Víctor Gómez Pin
He evocado alguna vez en estas páginas La Terra trema, conmovedora historia filmada hace 60 años por Luchino Visconti en paisajes naturales y con protagonistas directos en los pescadores del pueblo meridional de Acci Treza. Vi por vez primera esta película en mis años de estudiante en París, en la cinemateca de la Rue d’ Ulm, a la que se accedía entonces prácticamente de manera gratuita (un franco y un céntimo de franco). También en la rue d’Ulm tuve la ocasión de ver un bellísimo documental de Robert Flaherty sobre unos hombres que, en la isla de Arán, arrancaban a un terreno pedregoso y a un mar feroz los elementos básicos para la subsistencia: algas marinas y carne de tiburón primordialmente.
Sabía que Flaherty había hecho un filme militante bajo el título Guernica, pero ignoraba entonces que, con anterioridad a ambos, había realizado en los paisajes más extremados de Canadá lo que algunos consideran como el primer documental de la historia, que lleva el título de Nanook el esquimal y que por azar he tenido recientemente ocasión de ver.
Si Visconti ponía el énfasis en los aspectos sociales que enturbian la relación intrínsecamente conflictiva y hasta trágica con la naturaleza, Flaherty se detiene en este último aspecto.
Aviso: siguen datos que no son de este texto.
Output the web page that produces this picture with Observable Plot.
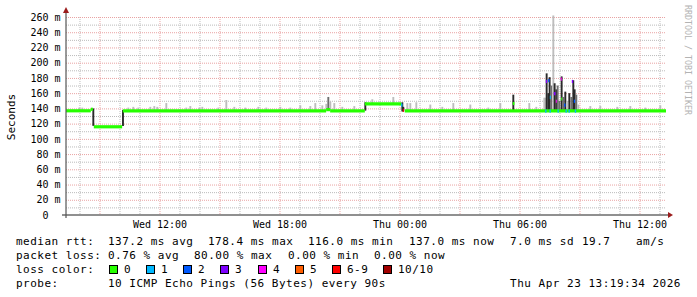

Con gran sobriedad pero infinita precisión, Flaherty convierte la cámara en un ser vivo, que comparte la vida de los protagonistas y su permanente confrontación a lo inmediato: una naturaleza opaca en sí misma, pero terrible a los ojos del hombre, que extrae el alimento a veces literalmente a dentelladas, y que precisamente por desafiarla la ama y la arranca a su opacidad.
Pues, lejos de esa "ternura por las cosas", tan común como abstracta, que quisiera una armonía sin tensión, las imágenes de Robert Flaherty nos golpean con esa verdad, tan sospechada como reprimida, de que sólo lo que supone un reto es susceptible de ser realmente amado. El lector que haya visto el documental evocará al respecto la expresión de serena afirmación, casi de felicidad, en el rostro de Nannock cuando, tras cumplir triunfalmente con su deber de cazador y ofrecer a los suyos un banquete, construye una cabaña de hielo, un "iglú", a la que dota de una ventana transparente por la que se entrevé el rostro coqueto de la madre de sus hijos.